Commercial vehicle inspectors conducted more than 250 inspections and placed 68 commercial vehicles and 21 drivers out of service for a variety of safety and vehicle law violations, ranging from not having a commercial driver's license, to driving on a suspended license, and drug possession.

Joining the Maryland State Police Commercial Vehicle Enforcement Division in this effort were troopers from the La Plata Barracks, as well as deputies from the Charles County Sheriff's Office and personnel from the Maryland Department of the Environment and the Maryland Comptroller's Office.

Operation T-CAT South is conducting enforcement on roads other than interstates or routes in metropolitan areas. The Federal Motor Carrier Safety Administration recently noted that more collisions involving commercial vehicles are occurring on rural and suburban roads. Police say they are also responding to citizen complaints in the region.

Trucks are being weighed, driver's log books are being reviewed, vehicle equipment is being thoroughly inspected, and cargo is being checked to ensure it is properly secured and is accurately noted on shipping papers. Inspectors are using special equipment to check diesel exhaust emissions.

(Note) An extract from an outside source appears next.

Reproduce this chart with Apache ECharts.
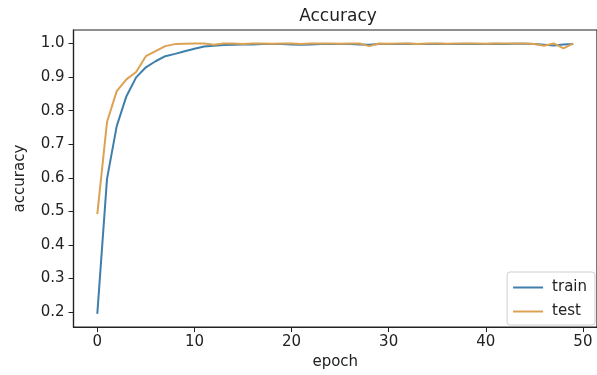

Police are not only looking for commercial vehicle violations. They are also observing the behavior of automobile drivers in the vicinity of commercial vehicles. Many crashes involving commercial vehicles are caused by automobile drivers who cut off commercial vehicles, follow them too closely, or ride in their blind spots. Deputies from the Charles County Sheriff's Office Traffic Operations Section worked with troopers and conducting speed and other traffic law enforcement as part of this operation, reported the Southern Maryland Online.